A team from the Massachusetts Institute of Technology (MIT) has successfully developed a novel nanometer-scale 3D transistor using ultra-thin semiconductor materials. This transistor is the smallest 3D transistor known to date, with performance and functionality that can match or even exceed current silicon-based transistors. It is expected to open new pathways for the development of high-performance, energy-efficient electronic products. The related paper was published in the Nature Electronics journal on the 5th.
Transistors are fundamental components in modern electronic devices and integrated circuits, with key functions such as amplifying and switching electronic signals. However, due to the "Boltzmann tyranny," a fundamental physical limitation, silicon-based transistors cannot operate below a certain voltage, which restricts their ability to further enhance performance and extend their range of applications.
To overcome this limitation, the team utilized ultra-thin semiconductor materials made of gallium antimonide (GaSb) and indium arsenide (InAs) to develop this new 3D transistor. The performance of this transistor is comparable to that of the most advanced silicon transistors, capable of operating efficiently at voltages much lower than traditional transistors.

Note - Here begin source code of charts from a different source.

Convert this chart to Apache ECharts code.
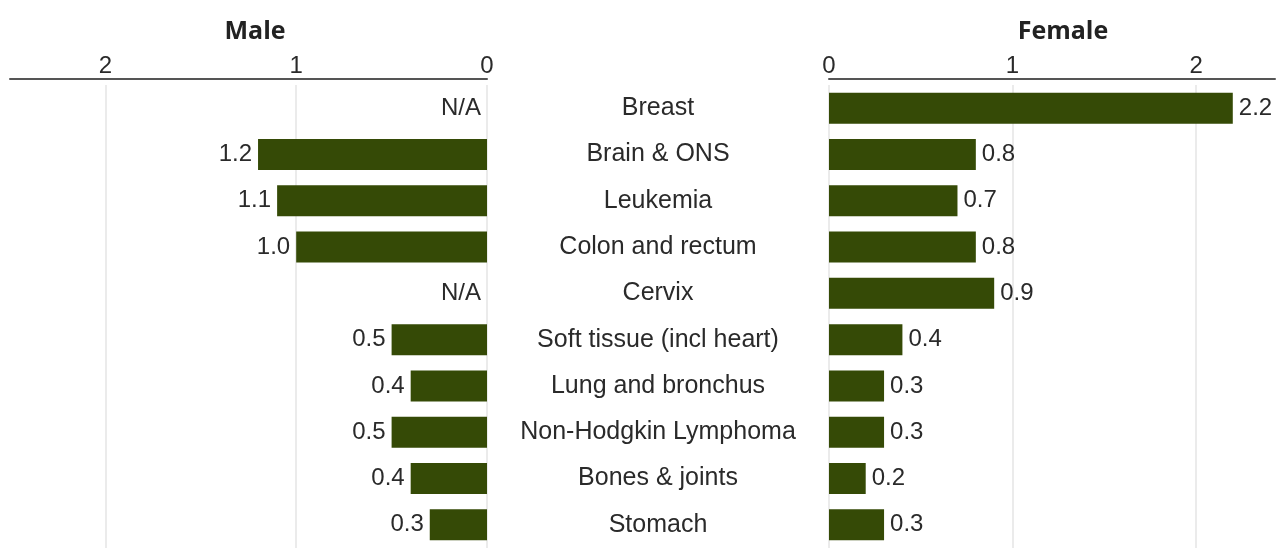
<!DOCTYPE html>
<html><head><meta charset="utf-8">
<script src="https://cdn.jsdelivr.net/npm/echarts@6/dist/echarts.min.js"></script>
<style>html,body{margin:0;padding:0;background:#fff;overflow:hidden}#c{width:1278px;height:548px}</style>
</head><body><div id="c"></div>
<script>
const categories = ["Breast","Brain & ONS","Leukemia","Colon and rectum","Cervix","Soft tissue (incl heart)","Lung and bronchus","Non-Hodgkin Lymphoma","Bones & joints","Stomach"];
const maleValues = [null,1.2,1.1,1.0,null,0.5,0.4,0.5,0.4,0.3];
const femaleValues = [2.2,0.8,0.7,0.8,0.9,0.4,0.3,0.3,0.2,0.3];
const maleTicks = [0,1,2];
const femaleTicks = [0,1,2];

const BAR = '#354a06';
const TXT = '#2a2a2a';
const LABEL_FONT = '"Liberation Sans", Arial, sans-serif';
const FS = 24;
const CAT_FS = 25;
const chart = echarts.init(document.getElementById('c'));
const maleData = maleValues.map(v => v === null ? {value:0, na:true} : {value:v});
const gridLines = ticks => ({silent:true, symbol:'none', z:1, label:{show:false},
  lineStyle:{color:'#e4e4e4', width:1.5, type:'solid'},
  data: ticks.map(t => ({xAxis:t}))});
chart.setOption({
  animation:false,
  title:[
    {text:'Male', left:250, top:14, textAlign:'center', textStyle:{fontFamily:'"Open Sans", "Noto Sans"',fontWeight:'bold',fontSize:25,color:'#222'}},
    {text:'Female', left:1058, top:14, textAlign:'center', textStyle:{fontFamily:'"Open Sans", "Noto Sans"',fontWeight:'bold',fontSize:25,color:'#222'}}
  ],
  grid:[
    {left:10, width:477, top:85, bottom:0},
    {left:829, width:449, top:85, bottom:0}
  ],
  xAxis:[
    {gridIndex:0, type:'value', position:'top', inverse:true, min:0, max:2.5, interval:1, offset:6,
     axisLine:{show:true,lineStyle:{color:'#555',width:2}}, axisTick:{show:false},
     axisLabel:{color:TXT,fontSize:FS,fontFamily:LABEL_FONT,margin:1,
       formatter:v=>maleTicks.includes(v)?String(v):''},
     splitLine:{show:false}},
    {gridIndex:1, type:'value', position:'top', min:0, max:2.43, interval:1, offset:6,
     axisLine:{show:true,lineStyle:{color:'#555',width:2}}, axisTick:{show:false},
     axisLabel:{color:TXT,fontSize:FS,fontFamily:LABEL_FONT,margin:1,
       formatter:v=>femaleTicks.includes(v)?String(v):''},
     splitLine:{show:false}}
  ],
  yAxis:[
    {gridIndex:0, type:'category', data:categories, inverse:true, position:'right',
     axisLine:{show:false}, axisTick:{show:false},
     axisLabel:{color:TXT,fontSize:CAT_FS,fontFamily:LABEL_FONT,align:'center',margin:171}},
    {gridIndex:1, type:'category', data:categories, inverse:true,
     axisLine:{show:false}, axisTick:{show:false}, axisLabel:{show:false}}
  ],
  series:[
    {type:'bar', xAxisIndex:0, yAxisIndex:0, data:maleData, barWidth:31,
     itemStyle:{color:BAR}, markLine:gridLines(maleTicks), z:3,
     label:{show:true, position:'left', distance:6, color:TXT, fontSize:FS, fontFamily:LABEL_FONT,
       formatter:p=>p.data.na?'N/A':p.value.toFixed(1)}},
    {type:'bar', xAxisIndex:1, yAxisIndex:1, data:femaleValues, barWidth:31,
     itemStyle:{color:BAR}, markLine:gridLines(femaleTicks), z:3,
     label:{show:true, position:'right', distance:6, color:TXT, fontSize:FS, fontFamily:LABEL_FONT,
       formatter:p=>p.value.toFixed(1)}}
  ]
});
</script></body></html>
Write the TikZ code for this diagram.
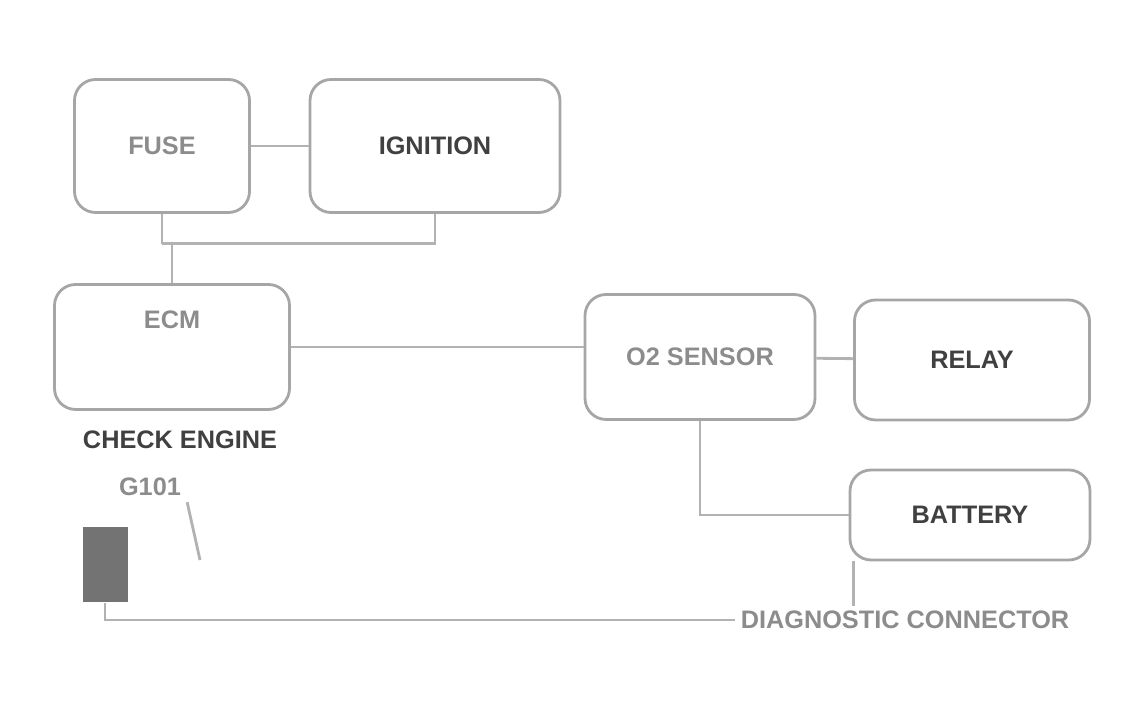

The team also incorporated the principle of quantum tunneling into the design of the new transistor. In quantum tunneling, electrons can pass through, rather than climb over, energy barriers, making it easier to turn the transistor on or off. To further minimize the size of the transistor, they created a vertical nanowire heterostructure with a diameter of just 6 nanometers.
Testing results show that the new transistor can switch states more quickly and efficiently. Compared to similar tunneling transistors, its performance is improved by a factor of 20.
This new transistor leverages quantum mechanical properties, achieving low-voltage operation and high performance in just a few square nanometers. Due to its extremely small size, more of these transistors can be packed onto computer chips, laying a solid foundation for the development of more efficient, energy-saving, and powerful electronic products.
Currently, the team is working on improving manufacturing processes to ensure consistent transistor performance across the entire chip. They are also actively exploring other 3D transistor designs, such as vertical fin structures.